Occasionally, that muse in my head would appear out of nowhere and hand me an idea. Just a small voice in my ear. I’d grab a dusty spiral notebook and start. Sometimes she would disappear again before the story was all out and it would die on the paper. But sometimes she would stay and continue to whisper in my ear. I’d finish it and put it away. Then she would be gone again.
Finally, after many years of starting and stopping, and in great bouts of depression from thinking about where my life was going, she came back. The muse entered my mind and set up a permanent spot. It all started with what a friend said I should write a blog about dealing with depression.

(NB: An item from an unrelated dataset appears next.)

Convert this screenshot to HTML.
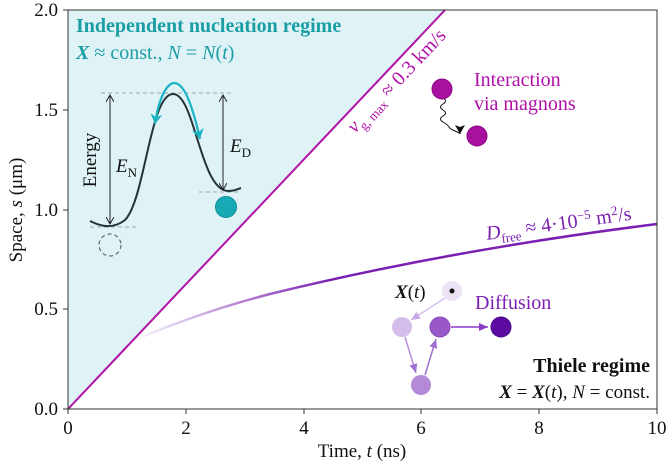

And off to the races I went.
She is still whispering to me. Even at this very moment, she has a cupped hand to her mouth putting ideas where I can get to them.
But where does it get me? It feels good to write. I finally believe, in some small way, I’m pretty good at it. I’ve got some positive feedback on what I have written. Are all of my blog posts home-runs?
Hold on a second. I have to laugh at that.
No. Of course not. But it takes writing some of those clunkers to get to some that are pretty good. Maybe even a couple of great ones. So be it. I’ll take it.
But, again, where does that get me? I’m basically writing for myself. I guess that’s fine. But this is what I want to do. This is what I feel I have the best talent for. I have tried other things and some of those haven’t turned out too bad. I might have a talent in one or two other things…but writing…writing is where my heart is.
And right now, it’s not going too far.
Maybe I should be content on that. Maybe I should just keep working my dead-end jobs and not try to make anything more of my life.
I have tried to do that. I have tried to imagine a unfulfilled life and just dealing with it.
And I might have to. I understand that is the most probable outcome. I will keep going to a job that I don’t like and have to live paycheck to paycheck until the day I die.
Sure. There’s some comfort in that. My wife and daughter wouldn’t think any less of me. I love them and they love me. As hard as it is to believe that somebody could love me, I believe they do no matter what, no matter what job I have.
But it’s hard to do something everyday that you don’t love, that you don’t like. It’s a struggle.
The muse is whispering in my ear that I’m suppose to be doing something else. I should be using a talent I have instead of just calling it in day after day.
And I want to be doing something else with my life. I want to doing something creative. I want to be giving a part of myself to the world.
I want to be satisfied.
I want to know that I’m not lost anymore.
I need to be found.
And I need to know somebody is looking.
July 14th 2017
I’ve decided to keep a blog about how I’m dealing with depression. I’m going to consider this a form of therapy. It might not help anybody else but it might help me.